> _WHAT YOU NEED TO DO_
Look for the string "seaborn" in every line, and copy each line that has it.

> _DATA BLOCK_
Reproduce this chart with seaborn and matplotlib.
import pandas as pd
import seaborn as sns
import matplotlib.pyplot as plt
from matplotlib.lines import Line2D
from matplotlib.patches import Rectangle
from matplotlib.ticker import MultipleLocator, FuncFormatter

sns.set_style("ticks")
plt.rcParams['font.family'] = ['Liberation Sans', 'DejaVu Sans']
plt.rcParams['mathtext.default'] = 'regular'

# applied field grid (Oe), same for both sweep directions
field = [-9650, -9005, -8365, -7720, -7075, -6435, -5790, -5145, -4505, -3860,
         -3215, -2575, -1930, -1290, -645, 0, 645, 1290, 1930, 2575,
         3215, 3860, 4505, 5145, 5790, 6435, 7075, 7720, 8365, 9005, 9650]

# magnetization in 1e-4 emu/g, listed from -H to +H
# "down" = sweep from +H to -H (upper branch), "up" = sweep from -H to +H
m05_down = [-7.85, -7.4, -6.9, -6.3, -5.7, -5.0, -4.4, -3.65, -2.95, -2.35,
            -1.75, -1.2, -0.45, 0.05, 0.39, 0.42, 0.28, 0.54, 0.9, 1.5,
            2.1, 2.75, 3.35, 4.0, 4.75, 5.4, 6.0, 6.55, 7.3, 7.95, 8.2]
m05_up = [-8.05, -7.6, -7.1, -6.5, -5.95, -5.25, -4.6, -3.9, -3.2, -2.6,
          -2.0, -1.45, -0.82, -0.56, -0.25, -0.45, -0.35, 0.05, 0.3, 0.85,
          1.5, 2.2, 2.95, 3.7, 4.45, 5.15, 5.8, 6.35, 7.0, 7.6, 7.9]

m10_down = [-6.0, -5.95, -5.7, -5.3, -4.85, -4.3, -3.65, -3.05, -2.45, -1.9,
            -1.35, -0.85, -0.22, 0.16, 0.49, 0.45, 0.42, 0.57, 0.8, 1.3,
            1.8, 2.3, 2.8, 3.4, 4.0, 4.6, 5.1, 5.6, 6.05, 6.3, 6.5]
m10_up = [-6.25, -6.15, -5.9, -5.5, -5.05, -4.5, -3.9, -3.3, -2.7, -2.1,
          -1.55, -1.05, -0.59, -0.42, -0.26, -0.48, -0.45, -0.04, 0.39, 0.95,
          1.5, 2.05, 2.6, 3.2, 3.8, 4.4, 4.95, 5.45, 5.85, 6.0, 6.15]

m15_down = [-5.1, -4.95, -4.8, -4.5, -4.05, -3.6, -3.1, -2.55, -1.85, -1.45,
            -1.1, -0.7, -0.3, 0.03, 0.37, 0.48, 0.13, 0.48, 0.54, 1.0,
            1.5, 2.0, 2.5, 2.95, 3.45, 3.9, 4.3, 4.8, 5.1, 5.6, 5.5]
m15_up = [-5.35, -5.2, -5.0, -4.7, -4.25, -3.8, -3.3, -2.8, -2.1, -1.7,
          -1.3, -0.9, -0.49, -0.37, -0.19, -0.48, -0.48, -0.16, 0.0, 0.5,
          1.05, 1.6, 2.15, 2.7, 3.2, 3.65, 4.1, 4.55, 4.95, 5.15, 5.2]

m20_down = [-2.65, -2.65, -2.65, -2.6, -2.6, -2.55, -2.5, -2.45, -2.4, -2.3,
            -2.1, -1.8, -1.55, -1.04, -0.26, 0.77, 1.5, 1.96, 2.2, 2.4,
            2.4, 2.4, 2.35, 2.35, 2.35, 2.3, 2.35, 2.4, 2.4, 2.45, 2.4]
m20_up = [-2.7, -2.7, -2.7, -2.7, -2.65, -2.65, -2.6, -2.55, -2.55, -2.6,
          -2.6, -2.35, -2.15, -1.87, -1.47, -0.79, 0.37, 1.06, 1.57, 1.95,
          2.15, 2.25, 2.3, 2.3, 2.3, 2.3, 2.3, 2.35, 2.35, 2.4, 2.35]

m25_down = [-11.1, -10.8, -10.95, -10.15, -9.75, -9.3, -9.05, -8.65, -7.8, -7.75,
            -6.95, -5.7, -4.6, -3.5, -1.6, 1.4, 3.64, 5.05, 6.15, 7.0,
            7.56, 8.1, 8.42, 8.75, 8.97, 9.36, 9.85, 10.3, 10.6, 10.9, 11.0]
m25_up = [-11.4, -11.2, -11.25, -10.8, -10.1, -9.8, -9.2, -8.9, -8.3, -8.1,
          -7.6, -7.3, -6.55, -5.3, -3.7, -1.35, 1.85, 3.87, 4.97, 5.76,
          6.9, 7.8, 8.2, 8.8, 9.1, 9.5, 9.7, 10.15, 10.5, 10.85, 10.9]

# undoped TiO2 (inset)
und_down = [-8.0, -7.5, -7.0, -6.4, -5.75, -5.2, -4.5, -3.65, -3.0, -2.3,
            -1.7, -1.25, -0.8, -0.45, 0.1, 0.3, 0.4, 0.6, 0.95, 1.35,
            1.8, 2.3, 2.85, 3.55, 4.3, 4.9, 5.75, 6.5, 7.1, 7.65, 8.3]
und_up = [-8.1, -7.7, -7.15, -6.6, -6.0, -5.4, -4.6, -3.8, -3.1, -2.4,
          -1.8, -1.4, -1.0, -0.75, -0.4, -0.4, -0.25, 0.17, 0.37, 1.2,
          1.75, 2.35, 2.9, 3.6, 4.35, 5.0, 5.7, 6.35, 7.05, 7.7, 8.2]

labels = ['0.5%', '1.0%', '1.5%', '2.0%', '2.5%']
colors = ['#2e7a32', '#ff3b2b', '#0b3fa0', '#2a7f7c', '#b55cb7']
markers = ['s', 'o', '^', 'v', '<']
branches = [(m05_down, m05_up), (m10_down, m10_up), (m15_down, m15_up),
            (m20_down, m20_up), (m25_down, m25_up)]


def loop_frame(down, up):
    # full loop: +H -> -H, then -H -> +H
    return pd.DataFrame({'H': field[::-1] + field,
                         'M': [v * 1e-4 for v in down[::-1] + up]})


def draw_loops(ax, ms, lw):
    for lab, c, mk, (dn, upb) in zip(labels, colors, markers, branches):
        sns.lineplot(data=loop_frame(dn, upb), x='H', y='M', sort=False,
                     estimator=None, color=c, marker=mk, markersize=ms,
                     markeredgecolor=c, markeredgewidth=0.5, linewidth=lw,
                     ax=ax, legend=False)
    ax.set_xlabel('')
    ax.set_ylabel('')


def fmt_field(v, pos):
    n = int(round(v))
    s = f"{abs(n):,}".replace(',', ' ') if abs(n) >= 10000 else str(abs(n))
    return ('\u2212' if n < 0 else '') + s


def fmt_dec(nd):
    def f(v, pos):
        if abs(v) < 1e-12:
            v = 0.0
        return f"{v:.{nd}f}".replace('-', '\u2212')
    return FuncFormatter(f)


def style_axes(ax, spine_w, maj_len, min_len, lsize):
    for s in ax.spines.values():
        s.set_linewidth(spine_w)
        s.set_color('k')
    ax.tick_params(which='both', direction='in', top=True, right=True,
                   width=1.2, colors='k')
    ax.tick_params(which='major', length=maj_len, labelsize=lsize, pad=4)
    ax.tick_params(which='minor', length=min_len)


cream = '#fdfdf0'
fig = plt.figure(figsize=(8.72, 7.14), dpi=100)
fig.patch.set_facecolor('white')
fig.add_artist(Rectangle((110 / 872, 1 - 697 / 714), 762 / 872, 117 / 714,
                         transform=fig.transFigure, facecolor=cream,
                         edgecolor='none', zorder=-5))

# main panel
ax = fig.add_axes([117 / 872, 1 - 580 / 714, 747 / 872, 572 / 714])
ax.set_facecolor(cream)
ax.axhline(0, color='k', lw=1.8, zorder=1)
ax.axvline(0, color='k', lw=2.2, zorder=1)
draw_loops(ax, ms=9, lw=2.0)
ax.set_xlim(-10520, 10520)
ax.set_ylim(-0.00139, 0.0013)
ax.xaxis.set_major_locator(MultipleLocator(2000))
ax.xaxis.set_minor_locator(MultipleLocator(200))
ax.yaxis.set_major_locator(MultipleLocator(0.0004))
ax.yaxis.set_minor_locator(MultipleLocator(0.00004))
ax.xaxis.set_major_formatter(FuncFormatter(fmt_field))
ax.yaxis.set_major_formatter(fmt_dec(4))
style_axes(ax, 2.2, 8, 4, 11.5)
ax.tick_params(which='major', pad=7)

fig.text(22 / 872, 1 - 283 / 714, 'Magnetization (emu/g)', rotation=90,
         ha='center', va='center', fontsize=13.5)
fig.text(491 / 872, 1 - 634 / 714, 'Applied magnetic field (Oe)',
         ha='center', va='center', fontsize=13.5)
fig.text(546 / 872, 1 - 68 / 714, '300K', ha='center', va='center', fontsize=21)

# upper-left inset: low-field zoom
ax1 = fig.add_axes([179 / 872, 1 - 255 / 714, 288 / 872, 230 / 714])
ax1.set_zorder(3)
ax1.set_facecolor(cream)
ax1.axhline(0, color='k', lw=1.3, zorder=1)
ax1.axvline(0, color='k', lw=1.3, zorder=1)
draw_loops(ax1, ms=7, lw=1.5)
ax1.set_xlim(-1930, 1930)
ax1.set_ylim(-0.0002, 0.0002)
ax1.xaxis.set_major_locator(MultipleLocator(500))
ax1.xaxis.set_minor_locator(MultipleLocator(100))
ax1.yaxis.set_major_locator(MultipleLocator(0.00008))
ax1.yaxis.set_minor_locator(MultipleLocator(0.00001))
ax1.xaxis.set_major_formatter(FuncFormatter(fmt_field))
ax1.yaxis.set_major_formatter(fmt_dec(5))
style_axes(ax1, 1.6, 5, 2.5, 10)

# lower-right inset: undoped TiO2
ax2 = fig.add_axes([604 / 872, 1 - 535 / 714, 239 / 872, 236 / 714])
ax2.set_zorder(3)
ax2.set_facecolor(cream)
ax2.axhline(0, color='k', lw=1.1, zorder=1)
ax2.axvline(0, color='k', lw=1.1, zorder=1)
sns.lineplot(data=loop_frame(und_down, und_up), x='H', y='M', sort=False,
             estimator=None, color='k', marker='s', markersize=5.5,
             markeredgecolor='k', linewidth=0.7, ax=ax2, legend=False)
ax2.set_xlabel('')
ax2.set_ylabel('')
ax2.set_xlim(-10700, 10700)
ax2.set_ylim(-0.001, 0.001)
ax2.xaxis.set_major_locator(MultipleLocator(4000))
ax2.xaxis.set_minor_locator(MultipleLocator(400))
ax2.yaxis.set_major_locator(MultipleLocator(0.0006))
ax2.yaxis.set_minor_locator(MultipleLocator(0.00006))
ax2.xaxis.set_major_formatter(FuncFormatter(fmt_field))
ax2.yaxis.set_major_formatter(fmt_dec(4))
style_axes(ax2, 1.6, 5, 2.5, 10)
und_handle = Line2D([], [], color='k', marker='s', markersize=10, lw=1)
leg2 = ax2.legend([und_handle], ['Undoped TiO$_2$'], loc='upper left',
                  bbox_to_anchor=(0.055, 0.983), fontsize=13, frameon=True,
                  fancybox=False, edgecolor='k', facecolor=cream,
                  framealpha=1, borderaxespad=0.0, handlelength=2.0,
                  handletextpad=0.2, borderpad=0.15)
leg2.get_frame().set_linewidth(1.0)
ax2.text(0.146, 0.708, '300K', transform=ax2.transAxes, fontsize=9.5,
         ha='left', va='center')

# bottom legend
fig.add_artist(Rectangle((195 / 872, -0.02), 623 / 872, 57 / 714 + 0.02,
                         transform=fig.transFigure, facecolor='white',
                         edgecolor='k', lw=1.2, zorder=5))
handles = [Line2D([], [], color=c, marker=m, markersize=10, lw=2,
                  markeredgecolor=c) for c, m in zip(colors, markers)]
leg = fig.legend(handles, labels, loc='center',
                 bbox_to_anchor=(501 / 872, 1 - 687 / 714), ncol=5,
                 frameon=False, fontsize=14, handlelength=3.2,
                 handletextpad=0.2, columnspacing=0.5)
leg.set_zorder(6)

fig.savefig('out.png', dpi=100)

> _RESPONSE TO THIS TASK_
Reproduce this chart with seaborn and matplotlib.
import seaborn as sns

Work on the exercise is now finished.